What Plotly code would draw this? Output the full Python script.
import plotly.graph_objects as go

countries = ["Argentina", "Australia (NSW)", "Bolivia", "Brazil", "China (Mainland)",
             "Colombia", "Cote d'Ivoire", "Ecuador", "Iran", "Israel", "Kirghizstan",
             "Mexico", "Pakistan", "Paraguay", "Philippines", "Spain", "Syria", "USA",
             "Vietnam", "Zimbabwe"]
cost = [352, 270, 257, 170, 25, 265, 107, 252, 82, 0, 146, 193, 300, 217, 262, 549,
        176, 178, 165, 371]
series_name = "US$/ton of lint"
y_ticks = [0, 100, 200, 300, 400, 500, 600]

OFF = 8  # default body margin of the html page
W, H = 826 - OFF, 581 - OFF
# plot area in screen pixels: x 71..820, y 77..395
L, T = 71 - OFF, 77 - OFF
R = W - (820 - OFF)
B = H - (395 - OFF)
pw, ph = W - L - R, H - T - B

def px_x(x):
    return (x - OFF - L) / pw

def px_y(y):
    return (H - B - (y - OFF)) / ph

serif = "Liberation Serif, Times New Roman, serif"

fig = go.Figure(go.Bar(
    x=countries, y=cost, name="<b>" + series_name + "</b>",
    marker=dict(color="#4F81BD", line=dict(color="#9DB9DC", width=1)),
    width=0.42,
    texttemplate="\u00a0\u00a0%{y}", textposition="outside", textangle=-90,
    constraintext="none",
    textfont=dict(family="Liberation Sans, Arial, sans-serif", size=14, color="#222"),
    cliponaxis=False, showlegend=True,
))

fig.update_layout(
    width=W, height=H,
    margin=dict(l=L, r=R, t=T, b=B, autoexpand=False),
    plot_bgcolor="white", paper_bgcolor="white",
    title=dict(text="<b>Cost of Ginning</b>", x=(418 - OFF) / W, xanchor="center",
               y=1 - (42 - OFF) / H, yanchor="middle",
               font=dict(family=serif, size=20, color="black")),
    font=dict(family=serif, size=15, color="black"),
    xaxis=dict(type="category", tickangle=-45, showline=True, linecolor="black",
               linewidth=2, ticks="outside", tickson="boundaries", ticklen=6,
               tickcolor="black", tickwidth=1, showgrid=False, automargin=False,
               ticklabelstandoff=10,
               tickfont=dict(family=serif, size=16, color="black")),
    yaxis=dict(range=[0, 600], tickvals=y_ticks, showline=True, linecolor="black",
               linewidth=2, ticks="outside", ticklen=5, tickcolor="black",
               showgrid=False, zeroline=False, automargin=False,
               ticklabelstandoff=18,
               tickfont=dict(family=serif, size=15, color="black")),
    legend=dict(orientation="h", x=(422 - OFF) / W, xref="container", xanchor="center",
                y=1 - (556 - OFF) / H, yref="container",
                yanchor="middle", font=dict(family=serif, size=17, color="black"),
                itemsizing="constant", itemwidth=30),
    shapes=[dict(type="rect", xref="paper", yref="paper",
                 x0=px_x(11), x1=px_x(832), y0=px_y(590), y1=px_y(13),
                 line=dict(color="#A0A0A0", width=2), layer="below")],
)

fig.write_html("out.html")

> **What you have to do**
From the first line of the data above to the line holding "y_ticks = [0, 100, 200, 300, 400, 500, 600]", reproduce each line exactly; emit no other lines.

> **Finished exercise**
What Plotly code would draw this? Output the full Python script.
import plotly.graph_objects as go

countries = ["Argentina", "Australia (NSW)", "Bolivia", "Brazil", "China (Mainland)",
             "Colombia", "Cote d'Ivoire", "Ecuador", "Iran", "Israel", "Kirghizstan",
             "Mexico", "Pakistan", "Paraguay", "Philippines", "Spain", "Syria", "USA",
             "Vietnam", "Zimbabwe"]
cost = [352, 270, 257, 170, 25, 265, 107, 252, 82, 0, 146, 193, 300, 217, 262, 549,
        176, 178, 165, 371]
series_name = "US$/ton of lint"
y_ticks = [0, 100, 200, 300, 400, 500, 600]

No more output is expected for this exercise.